«Per capire il caso Ilva bisogna fare qualche passo indietro nella storia di Taranto». L’avvocato penalista Antonio Raffo inizia così il suo racconto sulla spinosa vicenda che sta infiammando l’estate politica italiana. «Lo stabilimento Italsider, i cui lavori erano iniziati nel 1961, venne realizzato nel 1965 – spiega Raffo a IlSussidiario.net –. Quello che poi diventerà l’enorme motore della siderurgia italiana viene quindi inserito all’interno di un territorio che da parecchi decenni era già interessato dalle attività dell’arsenale militare e dai cantieri navali e che, ovviamente, ne soffriva in termini di inquinamento. Parecchi anni dopo, nel 1995, lo stabilimento viene acquisito dal gruppo della famiglia Riva e da pubblico diventa perciò privato».
Con quali conseguenze? «Al Gruppo bisogna dare atto di aver fatto numerosi interventi per migliorare l’ambiente, ma non poteva bastare. Si è fatto meno del dovuto, anche, e forse soprattutto, quando l’impianto siderurgico era in mano pubblica. Una distrazione di cui lo Stato non può non prendersi la responsabilità. I danni si registrano da decenni sulla popolazione, a cominciare da quelli causati dall’amianto, un nemico silenzioso dell’essere umano, scoperto troppo tardi…».
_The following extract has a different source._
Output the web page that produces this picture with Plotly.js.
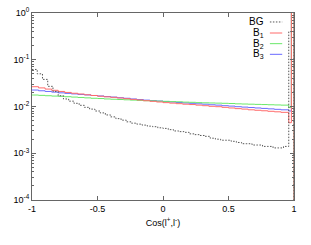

Oggi, e siamo nel 2012, un’inchiesta giudiziaria ordina lo spegnimento dell’altoforno e revoca Bruno Ferrante dal ruolo di presidente. “Sentenze sproporzionate” secondo il governo dei tecnici. «A me sembra, invece, che ci si trovi davanti a giudici coraggiosi, sollecitati da numerose denunce, che hanno posto in essere un’attività di indagine. La perizia degli esperti ha ravvisato danni ambientali e alla salute nello svolgimento delle attività siderurgiche sia dello Stato, sia in riferimento all’attività della siderurgia privata. In questo modo sulla vicenda è stato acceso un enorme faro».
E a cosa servirà secondo lei? «Se si considera il grado di attenzione con cui il tema è stato trattato nei decenni è già un successo. Che i ministri del governo siano costretti a venire a Taranto il 17 agosto non mi sembra cosa da poco. Ovviamente non è lo scontro il traguardo verso il quale tendere.
L’obiettivo deve essere il riequilibrio di una bilancia che oggi pende da un lato e sale dall’altro. Questo si può fare iniziando a bonificare utilizzando quella goccia nel mare che sono i 330 milioni di euro stanziati dallo Stato (a Marghera arrivarono 5 miliardi). Bisogna evitare che le polveri avvelenino la città e i suoi abitanti, anche prendendo in considerazione la riduzione della produzione. Ognuno dovrà fare la sua parte, dalla proprietà, ai politici nazionali. Una cosa è certa, i politici locali hanno fallito».